No other theory is adequate to explain or comprehend the Declaration of Independence. It is the product of the spiritual insight of the people. We live in an age of science and of abounding accumulation of material things. These did not create our Declaration. Our Declaration created them. The things of the spirit come first. Unless we cling to that, all our material prosperity, overwhelming though it may appear, will turn to a barren sceptre in our grasp. If we are to maintain the great heritage which has been bequeathed to us, we must be like-minded as the fathers who created it. We must not sink into a pagan materialism. We must cultivate the reverence which they had for the things that are holy. We must follow the spiritual and moral leadership which they showed. We must keep replenished, that they may glow with a more compelling flame, the altar fires before which they worshiped."

Sunday, September 5, 2010

The Rotunda

The Rotunda at the University of Virginia was designed by Thomas Jefferson as the architectural and academic heart of his community of scholars, or what he termed the "academical village." As the phrase implies, learning was for Jefferson an integral part of life. The academical village is based on the assumption that the life of the mind is the pursuit of all participants in the University, that learning is a lifelong and shared process, and that interaction between scholars and students enlivens the pursuit of knowledge.

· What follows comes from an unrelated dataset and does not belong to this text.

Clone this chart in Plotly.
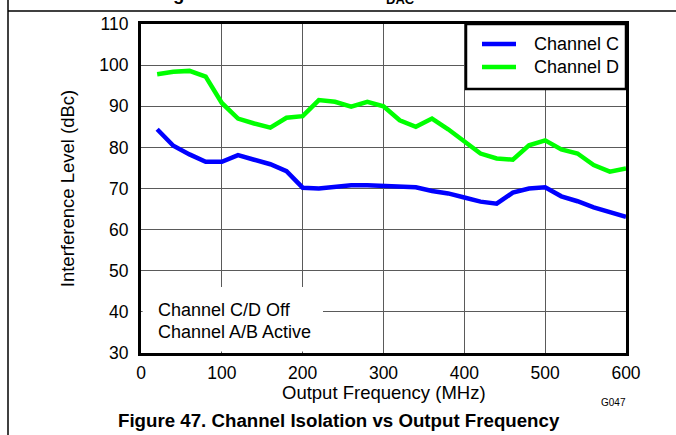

The Rotunda is the focal point of the academical village, which includes the Rotunda at the north end; the Pavilions, which house faculty; and the student rooms along the Lawn. From the Lawn, Jefferson's academical village appears as he intended it. The Rotunda was designed by Thomas Jefferson to represent the "authority of nature and power of reason."

Jefferson modeled the Rotunda after the Pantheon in Rome, reducing the measurements by half, making the Rotunda 77 feet in diameter and in height, so that the Rotunda would not dwarf the Pavilions. For its interior, Jefferson divided the first two floors into suites of oval rooms to serve as classrooms and lecture halls. The domed top floor, with its ring of paired columns, served as the university's library. Construction began in 1822 and was completed in 1826 at a cost of almost $60,000. With the books Jefferson initially selected, the Rotunda served as the library, demonstrating Jefferson's belief that a university should have as its focus a collection of academic achievements. The library remained in the Rotunda for more than a century.

In 1824, the Marquis de Lafayette and James Madison dined with Thomas Jefferson in the Dome Room of the unfinished Rotunda at the University's inaugural banquet, and Lafayette toasted Jefferson as the "Father of the University of Virginia". This brought Jefferson to tears, and he later had the phrase inscribed on his grave.